I took a brief glance at the file and I can definitely understand why some AV is thinking it is suspicious -- embedded in the middle of the installer .exe is what appears to be another .exe which has been obfuscated by XOR'ing each byte with the value 7 (suspicious point 1)[1]; I tried extracting and unobfuscating it but it seems not the whole file is actually obfuscated, although from what I could see of the header it's been packed with UPX (suspicious point 2). I didn't go deep enough to figure out where the XOR'ing obfuscation actually ends, so I couldn't unpack that one and explore further, but this would be enough for me to think it's trying to hide something.
Like you stated, it really looks like it's been packed, but I can't state it's UPX or something else. Many
EXE packers do this, and although it isn't harmful at all, it does triggers some anti-virus (false positive).
They work by compressing and/or obfuscating the original EXE and then injecting an on-the-fly decompressor on the resulting EXE. When the resulting EXE is run, the runtime decompressor loads first and then takes care of decompressing and loading the original code. As you can see, injecting lots of executable code in memory at runtime looks a lot like virus activity - and the code to do that is the same as many virii, but in this case it is legitimate and harmless.

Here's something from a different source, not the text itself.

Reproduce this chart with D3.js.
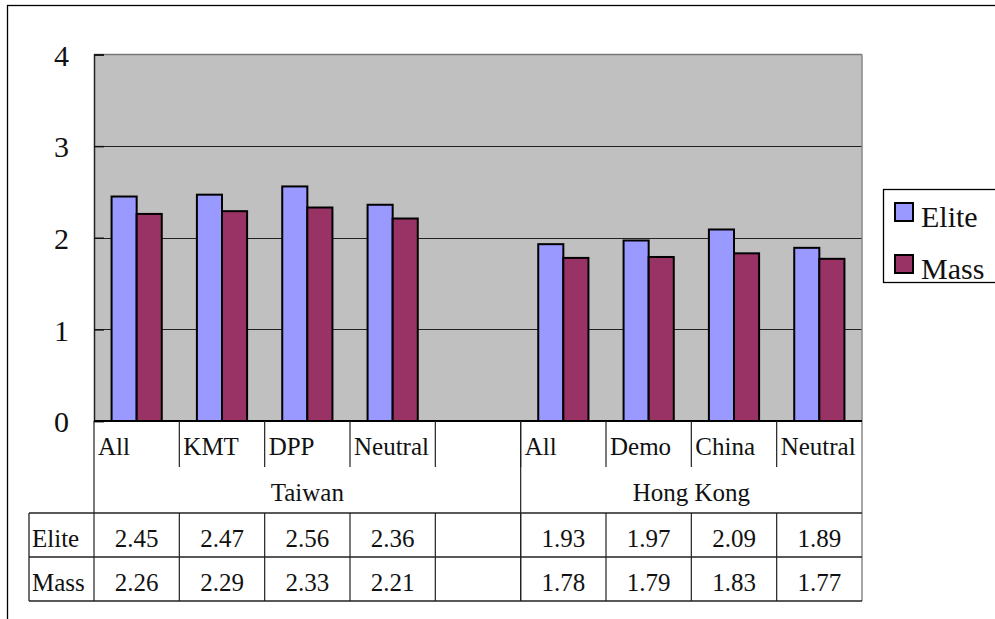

In the past days of dial-up internet, when bandwidth was limited, HDDs where very expensive, and floppy disks were popular, I used UPX and ASPack a lot to distribute software I wrote. The intention was just to make the EXE smaller. Nowadays it's also used to protect IP and prevent debugging, cracking and reverse engineering. I am sure that is the case. I'd rather give Rigol the benefit of the doubt and ask them directly if this is a false positive triggered by a runtime packer. If my suspicion if confirmed, it'd smart of them to have a note on their site that some of their files do trigger some anti-virus because of runtime packers that are used to protect their IP.